In some two player game in player $1$ and $2$ exert efforts $x_1$ and $x_2$ to win a prize with value $V$. The Nash Equilibrium is given by $argmax_{x_1}(\pi_1)$, and we have the following first order conditions:
$$\frac{\partial\pi_1}{\partial x_1}=g_1(x_1,x_2,V)-1=0$$
$$\frac{\partial\pi_2}{\partial x_2}=g_2(x_2,x_1,V)-1=0$$
I'm interested in how the value of the prize affects equilibrium level effort $\frac{\partial x_1^*}{\partial V}$, where $x_1^*$ denotes $1$'s equilibrium level effort. I know that $x_1^*$ is increasing in $V$ if we keep $x_2$ fixed, since
$$\frac{\partial g_1}{\partial V}>0 \hspace{0.2cm} ; \hspace{0.2cm} \frac{\partial g_1}{\partial x_1}<0$$
Which implies that when $V$ increases, $g_1$ increases, which needs to be offset by an increase in $x_1$ to satisfy the FOC. However, this also applies to $x_2$ and I know that player $1$ reduces $x_1$ by some rate $R$ after an increase in $x_2$. Hence we have i) $V$ increases $x_1^*$, ii) $V$ increases $x_2^*$ and, iii) $x_2^*$ reduces $x_1^*$. What condition would describe when the net effect of $V$ is positive or negative on $x_1^*$?
My attempt is as follows: $$\frac{\partial g_1/\partial V}{-\partial g_1/\partial x_1}$$ gives the extent to which $x_1$ increases following an increase in $V$ (as a ratio of $\epsilon$).

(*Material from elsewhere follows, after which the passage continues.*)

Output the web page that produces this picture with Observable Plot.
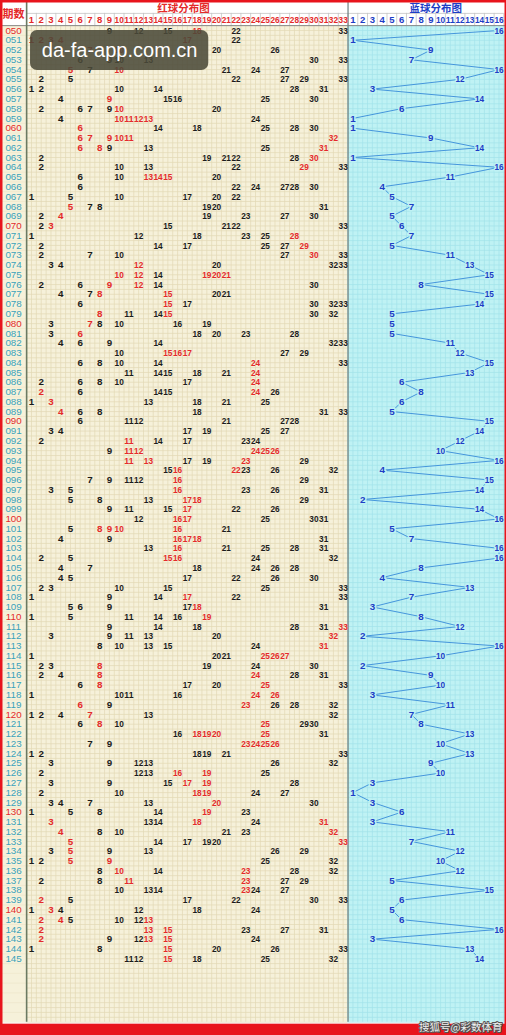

Dividing this by the same for player $2$ gives the ratio denoted $A$: $$A= \frac{\partial g_1/\partial V}{-\partial g_1/\partial x_1}*\bigg(\frac{\partial g_2/\partial V}{-\partial g_2/\partial x_2}\bigg)^{-1}$$
Which gives ratio of the increase in $x_1^*$ to the increase in $x_2^*$. Hence, if
$$A>R$$
Then, the net effect of $V$ on $x_1^*$ is positive, and negative otherwise.
Let $x_2^*(x_1,V)$ be player $2$'s best response to $x_1$ with prize $V$. That is, $x_2^*$ satisfies
$$ g_2 (x_1,x_2^*,V)=1. $$
In equilibrium, player $1$'s effort $x_1^E$ satisfies
$$ g_1 (x_1^E,x_2^*(x_1^E,V),V)=1. $$
By the implicit function theorem, what we need to calculate is:
$$ \frac{\partial x_1^E}{\partial V} =- \frac{\frac{\partial g_1}{\partial x_2}\frac{\partial x_2^*}{\partial V} + \frac{\partial g_1}{\partial V}}{\frac{\partial g_1}{\partial x_1}+\frac{\partial g_1}{\partial x_2}\frac{\partial x_2^*}{\partial x_1}} .$$
This might be simplified somewhat by using the implicit function theorem to calculate the derivatives of $x_2^*$. The effect of $V$ on equilibrium effort now depends on the sign of $\frac{\partial x_1^E}{\partial V}$.